→ **REQUIRED TASK**
Gather all lines from the material that contain the word "code".

→ **DATA SUPPLIED**
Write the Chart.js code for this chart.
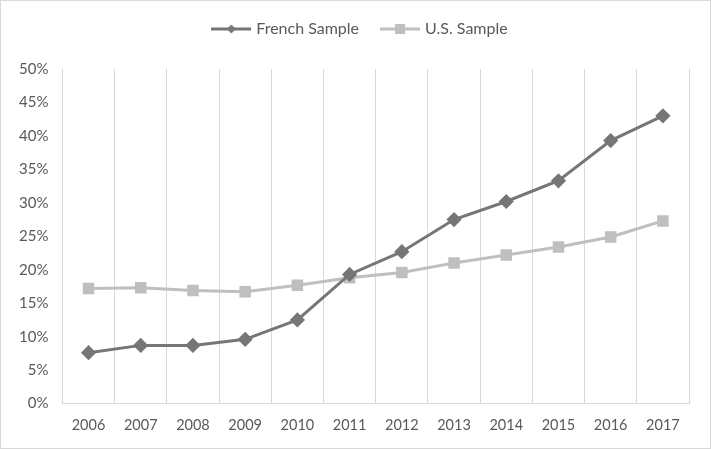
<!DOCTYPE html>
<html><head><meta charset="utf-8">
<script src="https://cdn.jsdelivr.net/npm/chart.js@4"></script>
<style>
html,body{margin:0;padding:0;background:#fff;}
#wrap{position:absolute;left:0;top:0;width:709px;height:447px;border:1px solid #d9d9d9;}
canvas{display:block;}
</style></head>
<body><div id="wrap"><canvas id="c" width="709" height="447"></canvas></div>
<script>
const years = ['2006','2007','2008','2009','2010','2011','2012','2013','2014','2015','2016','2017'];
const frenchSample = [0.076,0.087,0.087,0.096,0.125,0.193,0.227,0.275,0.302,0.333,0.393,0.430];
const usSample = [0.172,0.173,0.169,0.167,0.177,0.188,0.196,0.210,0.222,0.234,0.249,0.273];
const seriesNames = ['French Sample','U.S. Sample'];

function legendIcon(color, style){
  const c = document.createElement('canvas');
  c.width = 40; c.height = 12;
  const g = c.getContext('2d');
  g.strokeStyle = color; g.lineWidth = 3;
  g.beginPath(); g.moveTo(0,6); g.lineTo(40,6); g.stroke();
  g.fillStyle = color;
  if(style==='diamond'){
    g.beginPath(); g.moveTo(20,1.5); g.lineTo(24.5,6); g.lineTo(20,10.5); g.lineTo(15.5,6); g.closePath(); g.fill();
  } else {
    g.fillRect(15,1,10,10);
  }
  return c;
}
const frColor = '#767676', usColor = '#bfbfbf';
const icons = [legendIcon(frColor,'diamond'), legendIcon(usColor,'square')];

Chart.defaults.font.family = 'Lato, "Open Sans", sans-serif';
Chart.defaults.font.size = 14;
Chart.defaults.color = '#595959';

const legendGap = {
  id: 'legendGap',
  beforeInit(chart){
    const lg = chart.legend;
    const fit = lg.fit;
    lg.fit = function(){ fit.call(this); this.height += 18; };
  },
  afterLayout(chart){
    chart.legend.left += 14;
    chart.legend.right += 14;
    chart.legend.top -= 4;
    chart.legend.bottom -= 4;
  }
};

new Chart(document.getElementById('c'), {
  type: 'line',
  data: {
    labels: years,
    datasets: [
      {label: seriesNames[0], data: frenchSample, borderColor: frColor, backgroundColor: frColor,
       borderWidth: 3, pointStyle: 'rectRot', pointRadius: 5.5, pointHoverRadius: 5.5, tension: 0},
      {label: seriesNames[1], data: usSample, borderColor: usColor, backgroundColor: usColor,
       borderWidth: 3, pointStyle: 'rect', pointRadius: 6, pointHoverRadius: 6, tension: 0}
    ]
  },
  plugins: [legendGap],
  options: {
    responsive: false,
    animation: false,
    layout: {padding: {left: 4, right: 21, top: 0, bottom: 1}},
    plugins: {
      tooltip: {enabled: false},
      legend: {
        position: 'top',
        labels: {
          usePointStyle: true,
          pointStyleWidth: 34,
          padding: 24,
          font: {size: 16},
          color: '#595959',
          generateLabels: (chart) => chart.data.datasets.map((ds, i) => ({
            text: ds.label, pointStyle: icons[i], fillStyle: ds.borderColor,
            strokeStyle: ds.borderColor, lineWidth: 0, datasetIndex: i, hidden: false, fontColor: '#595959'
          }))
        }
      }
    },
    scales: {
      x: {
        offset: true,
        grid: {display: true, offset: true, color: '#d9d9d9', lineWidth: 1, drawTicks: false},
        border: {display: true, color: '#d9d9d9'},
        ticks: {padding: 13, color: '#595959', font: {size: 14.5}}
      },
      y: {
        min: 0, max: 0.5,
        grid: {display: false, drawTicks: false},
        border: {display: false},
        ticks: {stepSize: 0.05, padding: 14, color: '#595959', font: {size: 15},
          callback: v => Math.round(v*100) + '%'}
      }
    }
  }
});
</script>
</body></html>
...
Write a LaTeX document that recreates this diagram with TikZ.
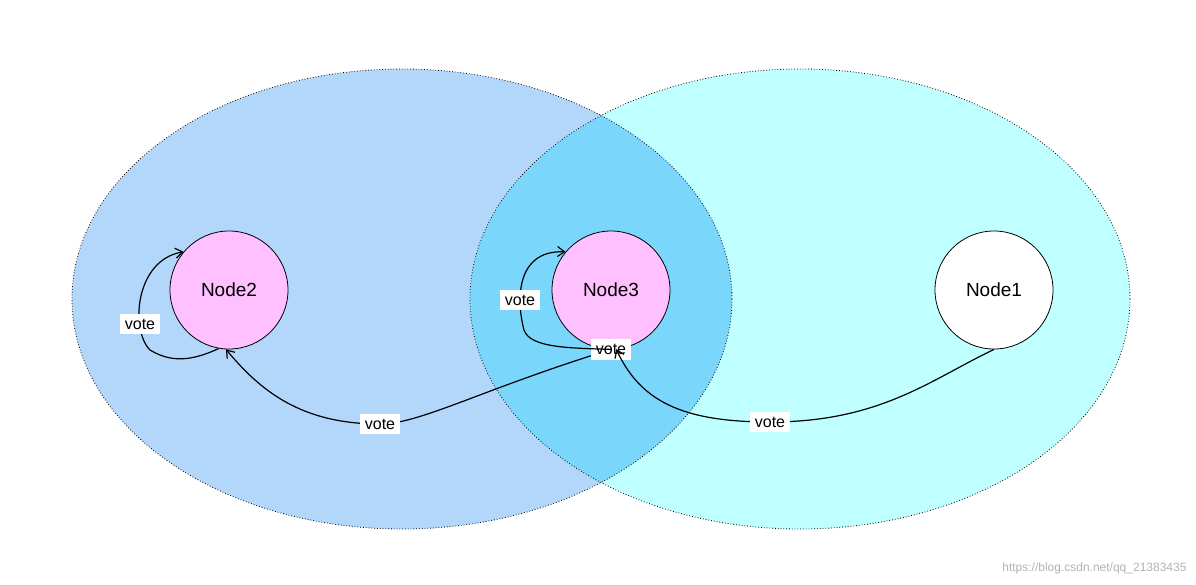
* * *
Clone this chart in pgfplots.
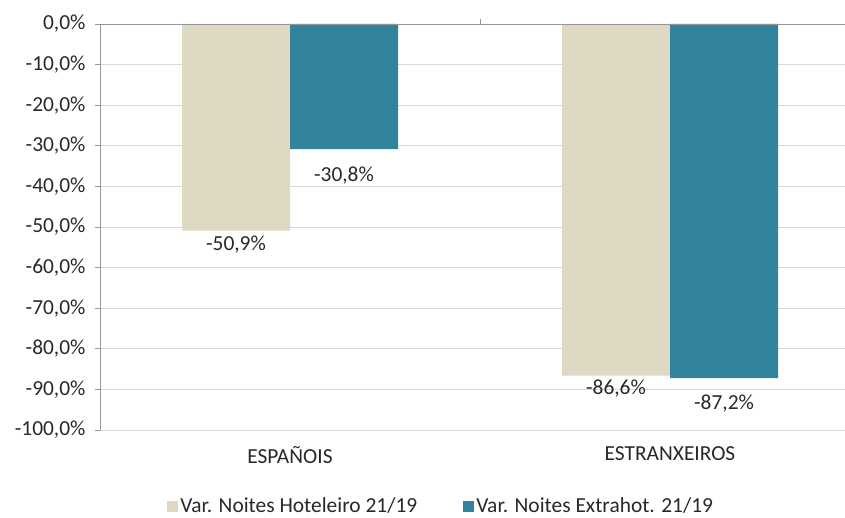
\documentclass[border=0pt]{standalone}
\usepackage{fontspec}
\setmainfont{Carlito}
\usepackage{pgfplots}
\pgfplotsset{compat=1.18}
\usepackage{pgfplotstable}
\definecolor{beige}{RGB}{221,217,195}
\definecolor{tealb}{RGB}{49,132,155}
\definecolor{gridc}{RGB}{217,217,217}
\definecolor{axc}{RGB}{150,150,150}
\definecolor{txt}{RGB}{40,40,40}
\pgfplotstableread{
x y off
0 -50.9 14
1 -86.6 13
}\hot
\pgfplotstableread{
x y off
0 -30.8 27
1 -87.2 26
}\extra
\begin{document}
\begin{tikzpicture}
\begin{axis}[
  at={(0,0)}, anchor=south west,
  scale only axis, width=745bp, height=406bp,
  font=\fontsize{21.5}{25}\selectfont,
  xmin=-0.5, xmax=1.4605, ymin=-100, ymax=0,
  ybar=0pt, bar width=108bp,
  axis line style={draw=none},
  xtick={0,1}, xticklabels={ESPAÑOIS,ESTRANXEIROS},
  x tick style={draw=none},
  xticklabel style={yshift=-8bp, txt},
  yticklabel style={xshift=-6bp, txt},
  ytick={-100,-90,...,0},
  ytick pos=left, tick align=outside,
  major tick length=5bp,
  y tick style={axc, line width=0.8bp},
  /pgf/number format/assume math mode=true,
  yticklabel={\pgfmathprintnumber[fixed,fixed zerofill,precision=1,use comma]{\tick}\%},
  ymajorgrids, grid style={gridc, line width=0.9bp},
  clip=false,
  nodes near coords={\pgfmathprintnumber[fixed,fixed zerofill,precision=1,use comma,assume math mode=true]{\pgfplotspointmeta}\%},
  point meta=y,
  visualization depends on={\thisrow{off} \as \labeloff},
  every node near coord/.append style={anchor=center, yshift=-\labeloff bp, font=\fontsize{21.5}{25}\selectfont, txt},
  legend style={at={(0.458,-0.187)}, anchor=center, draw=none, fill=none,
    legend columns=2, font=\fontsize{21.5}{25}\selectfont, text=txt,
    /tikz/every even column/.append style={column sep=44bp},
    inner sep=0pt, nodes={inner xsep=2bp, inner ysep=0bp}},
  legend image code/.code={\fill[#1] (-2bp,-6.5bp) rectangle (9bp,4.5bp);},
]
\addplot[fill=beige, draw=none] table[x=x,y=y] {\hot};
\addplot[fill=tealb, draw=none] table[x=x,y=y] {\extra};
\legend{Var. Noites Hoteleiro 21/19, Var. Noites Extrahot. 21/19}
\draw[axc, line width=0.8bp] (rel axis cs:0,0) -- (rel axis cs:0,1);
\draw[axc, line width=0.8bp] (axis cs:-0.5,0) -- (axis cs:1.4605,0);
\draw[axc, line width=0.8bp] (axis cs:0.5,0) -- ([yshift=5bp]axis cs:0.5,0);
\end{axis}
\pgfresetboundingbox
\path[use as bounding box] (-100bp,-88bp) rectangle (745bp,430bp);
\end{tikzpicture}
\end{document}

→ **THE REPLY**
Write the Chart.js code for this chart.
  legend image code/.code={\fill[#1] (-2bp,-6.5bp) rectangle (9bp,4.5bp);},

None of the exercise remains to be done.